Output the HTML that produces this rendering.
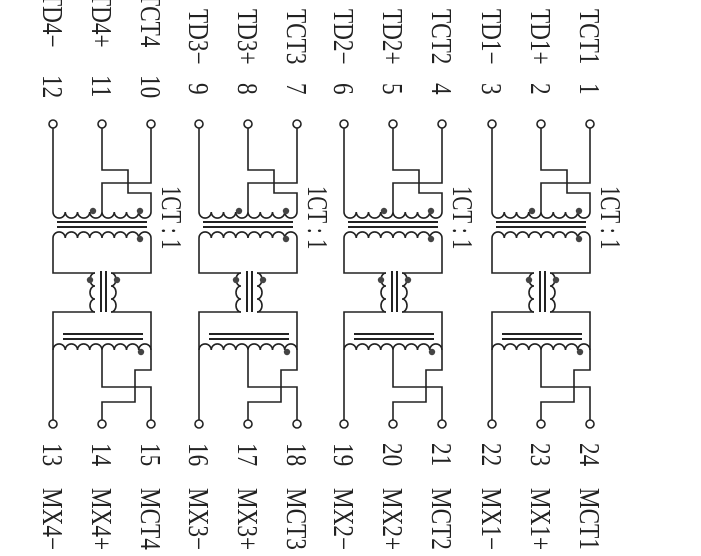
<!DOCTYPE html>
<html><head><meta charset="utf-8"><style>
html,body{margin:0;padding:0;background:#fff;}
svg{display:block;}
text{font-family:"Liberation Serif",serif;font-size:29px;fill:#222;}
</style></head><body>
<svg width="701" height="556" viewBox="0 0 701 556" xmlns="http://www.w3.org/2000/svg">
<defs>
<g id="ch" fill="none" stroke="#222" stroke-width="1.6">
  <path d="M0 128 V212"/>
  <path d="M49 128 V170 H75 V193 H98 V212"/>
  <path d="M98 128 V183 H49 V212"/>
  <path d="M0 212 a6.1 6 0 0 0 12.25 0 a6.1 6 0 0 0 12.25 0 a6.1 6 0 0 0 12.25 0 a6.1 6 0 0 0 12.25 0 a6.1 6 0 0 0 12.25 0 a6.1 6 0 0 0 12.25 0 a6.1 6 0 0 0 12.25 0 a6.1 6 0 0 0 12.25 0"/>
  <path d="M4 222 H94 M4 227 H94" stroke-width="2"/>
  <path d="M0 238 a6.1 6 0 0 1 12.25 0 a6.1 6 0 0 1 12.25 0 a6.1 6 0 0 1 12.25 0 a6.1 6 0 0 1 12.25 0 a6.1 6 0 0 1 12.25 0 a6.1 6 0 0 1 12.25 0 a6.1 6 0 0 1 12.25 0 a6.1 6 0 0 1 12.25 0"/>
  <path d="M0 238 V273 H42"/>
  <path d="M98 238 V273 H58"/>
  <path d="M42 273 a5 6.5 0 0 0 0 13 a5 6.5 0 0 0 0 13 a5 6.5 0 0 0 0 13"/>
  <path d="M58 273 a5 6.5 0 0 1 0 13 a5 6.5 0 0 1 0 13 a5 6.5 0 0 1 0 13"/>
  <path d="M48 271 V312 M53 271 V312" stroke-width="2"/>
  <path d="M42 312 H0 V350"/>
  <path d="M58 312 H98 V350"/>
  <path d="M10 334 H90 M10 339 H90" stroke-width="2"/>
  <path d="M0 350 a6.1 6 0 0 1 12.25 0 a6.1 6 0 0 1 12.25 0 a6.1 6 0 0 1 12.25 0 a6.1 6 0 0 1 12.25 0 a6.1 6 0 0 1 12.25 0 a6.1 6 0 0 1 12.25 0 a6.1 6 0 0 1 12.25 0 a6.1 6 0 0 1 12.25 0"/>
  <path d="M0 350 V420"/>
  <path d="M49 350 V387 H98 V420"/>
  <path d="M98 350 V370 H82 V402 H49 V420"/>
  <circle cx="0" cy="124" r="4" fill="#fff"/>
  <circle cx="49" cy="124" r="4" fill="#fff"/>
  <circle cx="98" cy="124" r="4" fill="#fff"/>
  <circle cx="0" cy="424" r="4" fill="#fff"/>
  <circle cx="49" cy="424" r="4" fill="#fff"/>
  <circle cx="98" cy="424" r="4" fill="#fff"/>
  <g fill="#444" stroke="none">
    <circle cx="40" cy="211" r="3.2"/>
    <circle cx="87" cy="211" r="3.2"/>
    <circle cx="87" cy="239" r="3.2"/>
    <circle cx="37" cy="280" r="3.2"/>
    <circle cx="64" cy="280" r="3.2"/>
    <circle cx="88" cy="352" r="3.2"/>
  </g>
</g>
</defs>
<use href="#ch" x="492"/>
<use href="#ch" x="344"/>
<use href="#ch" x="199"/>
<use href="#ch" x="53"/>

<g style="font-size:19px">
<text transform="translate(601,186) rotate(90) scale(0.72,1)">1CT : 1</text>
<text transform="translate(453,186) rotate(90) scale(0.72,1)">1CT : 1</text>
<text transform="translate(308,186) rotate(90) scale(0.72,1)">1CT : 1</text>
<text transform="translate(162,186) rotate(90) scale(0.72,1)">1CT : 1</text>
</g>

<g>
<text transform="translate(580,9) rotate(90) scale(0.8,1)">TCT1</text>
<text transform="translate(580,83) rotate(90) scale(0.8,1)">1</text>
<text transform="translate(531,9) rotate(90) scale(0.8,1)">TD1+</text>
<text transform="translate(531,83) rotate(90) scale(0.8,1)">2</text>
<text transform="translate(482,9) rotate(90) scale(0.8,1)">TD1−</text>
<text transform="translate(482,83) rotate(90) scale(0.8,1)">3</text>

<text transform="translate(432,9) rotate(90) scale(0.8,1)">TCT2</text>
<text transform="translate(432,83) rotate(90) scale(0.8,1)">4</text>
<text transform="translate(383,9) rotate(90) scale(0.8,1)">TD2+</text>
<text transform="translate(383,83) rotate(90) scale(0.8,1)">5</text>
<text transform="translate(334,9) rotate(90) scale(0.8,1)">TD2−</text>
<text transform="translate(334,83) rotate(90) scale(0.8,1)">6</text>

<text transform="translate(287,9) rotate(90) scale(0.8,1)">TCT3</text>
<text transform="translate(287,83) rotate(90) scale(0.8,1)">7</text>
<text transform="translate(238,9) rotate(90) scale(0.8,1)">TD3+</text>
<text transform="translate(238,83) rotate(90) scale(0.8,1)">8</text>
<text transform="translate(189,9) rotate(90) scale(0.8,1)">TD3−</text>
<text transform="translate(189,83) rotate(90) scale(0.8,1)">9</text>

<text transform="translate(141,-8) rotate(90) scale(0.8,1)">TCT4</text>
<text transform="translate(141,75) rotate(90) scale(0.8,1)">10</text>
<text transform="translate(92,-8) rotate(90) scale(0.8,1)">TD4+</text>
<text transform="translate(92,75) rotate(90) scale(0.8,1)">11</text>
<text transform="translate(43,-8) rotate(90) scale(0.8,1)">TD4−</text>
<text transform="translate(43,75) rotate(90) scale(0.8,1)">12</text>
</g>

<g>
<text transform="translate(580,443) rotate(90) scale(0.8,1)">24</text>
<text transform="translate(580,488) rotate(90) scale(0.8,1)">MCT1</text>
<text transform="translate(531,443) rotate(90) scale(0.8,1)">23</text>
<text transform="translate(531,488) rotate(90) scale(0.8,1)">MX1+</text>
<text transform="translate(482,443) rotate(90) scale(0.8,1)">22</text>
<text transform="translate(482,488) rotate(90) scale(0.8,1)">MX1−</text>

<text transform="translate(432,443) rotate(90) scale(0.8,1)">21</text>
<text transform="translate(432,488) rotate(90) scale(0.8,1)">MCT2</text>
<text transform="translate(383,443) rotate(90) scale(0.8,1)">20</text>
<text transform="translate(383,488) rotate(90) scale(0.8,1)">MX2+</text>
<text transform="translate(334,443) rotate(90) scale(0.8,1)">19</text>
<text transform="translate(334,488) rotate(90) scale(0.8,1)">MX2−</text>

<text transform="translate(287,443) rotate(90) scale(0.8,1)">18</text>
<text transform="translate(287,488) rotate(90) scale(0.8,1)">MCT3</text>
<text transform="translate(238,443) rotate(90) scale(0.8,1)">17</text>
<text transform="translate(238,488) rotate(90) scale(0.8,1)">MX3+</text>
<text transform="translate(189,443) rotate(90) scale(0.8,1)">16</text>
<text transform="translate(189,488) rotate(90) scale(0.8,1)">MX3−</text>

<text transform="translate(141,443) rotate(90) scale(0.8,1)">15</text>
<text transform="translate(141,488) rotate(90) scale(0.8,1)">MCT4</text>
<text transform="translate(92,443) rotate(90) scale(0.8,1)">14</text>
<text transform="translate(92,488) rotate(90) scale(0.8,1)">MX4+</text>
<text transform="translate(43,443) rotate(90) scale(0.8,1)">13</text>
<text transform="translate(43,488) rotate(90) scale(0.8,1)">MX4−</text>
</g>
</svg>
</body></html>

####

**Problem requirements:**
Repeat the material verbatim. Do not carry over any picture.

**Result:**
Output the HTML that produces this rendering.
<!DOCTYPE html>
<html><head><meta charset="utf-8"><style>
html,body{margin:0;padding:0;background:#fff;}
svg{display:block;}
text{font-family:"Liberation Serif",serif;font-size:29px;fill:#222;}
</style></head><body>
<svg width="701" height="556" viewBox="0 0 701 556" xmlns="http://www.w3.org/2000/svg">
<defs>
<g id="ch" fill="none" stroke="#222" stroke-width="1.6">
  <path d="M0 128 V212"/>
  <path d="M49 128 V170 H75 V193 H98 V212"/>
  <path d="M98 128 V183 H49 V212"/>
  <path d="M0 212 a6.1 6 0 0 0 12.25 0 a6.1 6 0 0 0 12.25 0 a6.1 6 0 0 0 12.25 0 a6.1 6 0 0 0 12.25 0 a6.1 6 0 0 0 12.25 0 a6.1 6 0 0 0 12.25 0 a6.1 6 0 0 0 12.25 0 a6.1 6 0 0 0 12.25 0"/>
  <path d="M4 222 H94 M4 227 H94" stroke-width="2"/>
  <path d="M0 238 a6.1 6 0 0 1 12.25 0 a6.1 6 0 0 1 12.25 0 a6.1 6 0 0 1 12.25 0 a6.1 6 0 0 1 12.25 0 a6.1 6 0 0 1 12.25 0 a6.1 6 0 0 1 12.25 0 a6.1 6 0 0 1 12.25 0 a6.1 6 0 0 1 12.25 0"/>
  <path d="M0 238 V273 H42"/>
  <path d="M98 238 V273 H58"/>
  <path d="M42 273 a5 6.5 0 0 0 0 13 a5 6.5 0 0 0 0 13 a5 6.5 0 0 0 0 13"/>
  <path d="M58 273 a5 6.5 0 0 1 0 13 a5 6.5 0 0 1 0 13 a5 6.5 0 0 1 0 13"/>
  <path d="M48 271 V312 M53 271 V312" stroke-width="2"/>
  <path d="M42 312 H0 V350"/>
  <path d="M58 312 H98 V350"/>
  <path d="M10 334 H90 M10 339 H90" stroke-width="2"/>
  <path d="M0 350 a6.1 6 0 0 1 12.25 0 a6.1 6 0 0 1 12.25 0 a6.1 6 0 0 1 12.25 0 a6.1 6 0 0 1 12.25 0 a6.1 6 0 0 1 12.25 0 a6.1 6 0 0 1 12.25 0 a6.1 6 0 0 1 12.25 0 a6.1 6 0 0 1 12.25 0"/>
  <path d="M0 350 V420"/>
  <path d="M49 350 V387 H98 V420"/>
  <path d="M98 350 V370 H82 V402 H49 V420"/>
  <circle cx="0" cy="124" r="4" fill="#fff"/>
  <circle cx="49" cy="124" r="4" fill="#fff"/>
  <circle cx="98" cy="124" r="4" fill="#fff"/>
  <circle cx="0" cy="424" r="4" fill="#fff"/>
  <circle cx="49" cy="424" r="4" fill="#fff"/>
  <circle cx="98" cy="424" r="4" fill="#fff"/>
  <g fill="#444" stroke="none">
    <circle cx="40" cy="211" r="3.2"/>
    <circle cx="87" cy="211" r="3.2"/>
    <circle cx="87" cy="239" r="3.2"/>
    <circle cx="37" cy="280" r="3.2"/>
    <circle cx="64" cy="280" r="3.2"/>
    <circle cx="88" cy="352" r="3.2"/>
  </g>
</g>
</defs>
<use href="#ch" x="492"/>
<use href="#ch" x="344"/>
<use href="#ch" x="199"/>
<use href="#ch" x="53"/>

<g style="font-size:19px">
<text transform="translate(601,186) rotate(90) scale(0.72,1)">1CT : 1</text>
<text transform="translate(453,186) rotate(90) scale(0.72,1)">1CT : 1</text>
<text transform="translate(308,186) rotate(90) scale(0.72,1)">1CT : 1</text>
<text transform="translate(162,186) rotate(90) scale(0.72,1)">1CT : 1</text>
</g>

<g>
<text transform="translate(580,9) rotate(90) scale(0.8,1)">TCT1</text>
<text transform="translate(580,83) rotate(90) scale(0.8,1)">1</text>
<text transform="translate(531,9) rotate(90) scale(0.8,1)">TD1+</text>
<text transform="translate(531,83) rotate(90) scale(0.8,1)">2</text>
<text transform="translate(482,9) rotate(90) scale(0.8,1)">TD1−</text>
<text transform="translate(482,83) rotate(90) scale(0.8,1)">3</text>

<text transform="translate(432,9) rotate(90) scale(0.8,1)">TCT2</text>
<text transform="translate(432,83) rotate(90) scale(0.8,1)">4</text>
<text transform="translate(383,9) rotate(90) scale(0.8,1)">TD2+</text>
<text transform="translate(383,83) rotate(90) scale(0.8,1)">5</text>
<text transform="translate(334,9) rotate(90) scale(0.8,1)">TD2−</text>
<text transform="translate(334,83) rotate(90) scale(0.8,1)">6</text>

<text transform="translate(287,9) rotate(90) scale(0.8,1)">TCT3</text>
<text transform="translate(287,83) rotate(90) scale(0.8,1)">7</text>
<text transform="translate(238,9) rotate(90) scale(0.8,1)">TD3+</text>
<text transform="translate(238,83) rotate(90) scale(0.8,1)">8</text>
<text transform="translate(189,9) rotate(90) scale(0.8,1)">TD3−</text>
<text transform="translate(189,83) rotate(90) scale(0.8,1)">9</text>

<text transform="translate(141,-8) rotate(90) scale(0.8,1)">TCT4</text>
<text transform="translate(141,75) rotate(90) scale(0.8,1)">10</text>
<text transform="translate(92,-8) rotate(90) scale(0.8,1)">TD4+</text>
<text transform="translate(92,75) rotate(90) scale(0.8,1)">11</text>
<text transform="translate(43,-8) rotate(90) scale(0.8,1)">TD4−</text>
<text transform="translate(43,75) rotate(90) scale(0.8,1)">12</text>
</g>

<g>
<text transform="translate(580,443) rotate(90) scale(0.8,1)">24</text>
<text transform="translate(580,488) rotate(90) scale(0.8,1)">MCT1</text>
<text transform="translate(531,443) rotate(90) scale(0.8,1)">23</text>
<text transform="translate(531,488) rotate(90) scale(0.8,1)">MX1+</text>
<text transform="translate(482,443) rotate(90) scale(0.8,1)">22</text>
<text transform="translate(482,488) rotate(90) scale(0.8,1)">MX1−</text>

<text transform="translate(432,443) rotate(90) scale(0.8,1)">21</text>
<text transform="translate(432,488) rotate(90) scale(0.8,1)">MCT2</text>
<text transform="translate(383,443) rotate(90) scale(0.8,1)">20</text>
<text transform="translate(383,488) rotate(90) scale(0.8,1)">MX2+</text>
<text transform="translate(334,443) rotate(90) scale(0.8,1)">19</text>
<text transform="translate(334,488) rotate(90) scale(0.8,1)">MX2−</text>

<text transform="translate(287,443) rotate(90) scale(0.8,1)">18</text>
<text transform="translate(287,488) rotate(90) scale(0.8,1)">MCT3</text>
<text transform="translate(238,443) rotate(90) scale(0.8,1)">17</text>
<text transform="translate(238,488) rotate(90) scale(0.8,1)">MX3+</text>
<text transform="translate(189,443) rotate(90) scale(0.8,1)">16</text>
<text transform="translate(189,488) rotate(90) scale(0.8,1)">MX3−</text>

<text transform="translate(141,443) rotate(90) scale(0.8,1)">15</text>
<text transform="translate(141,488) rotate(90) scale(0.8,1)">MCT4</text>
<text transform="translate(92,443) rotate(90) scale(0.8,1)">14</text>
<text transform="translate(92,488) rotate(90) scale(0.8,1)">MX4+</text>
<text transform="translate(43,443) rotate(90) scale(0.8,1)">13</text>
<text transform="translate(43,488) rotate(90) scale(0.8,1)">MX4−</text>
</g>
</svg>
</body></html>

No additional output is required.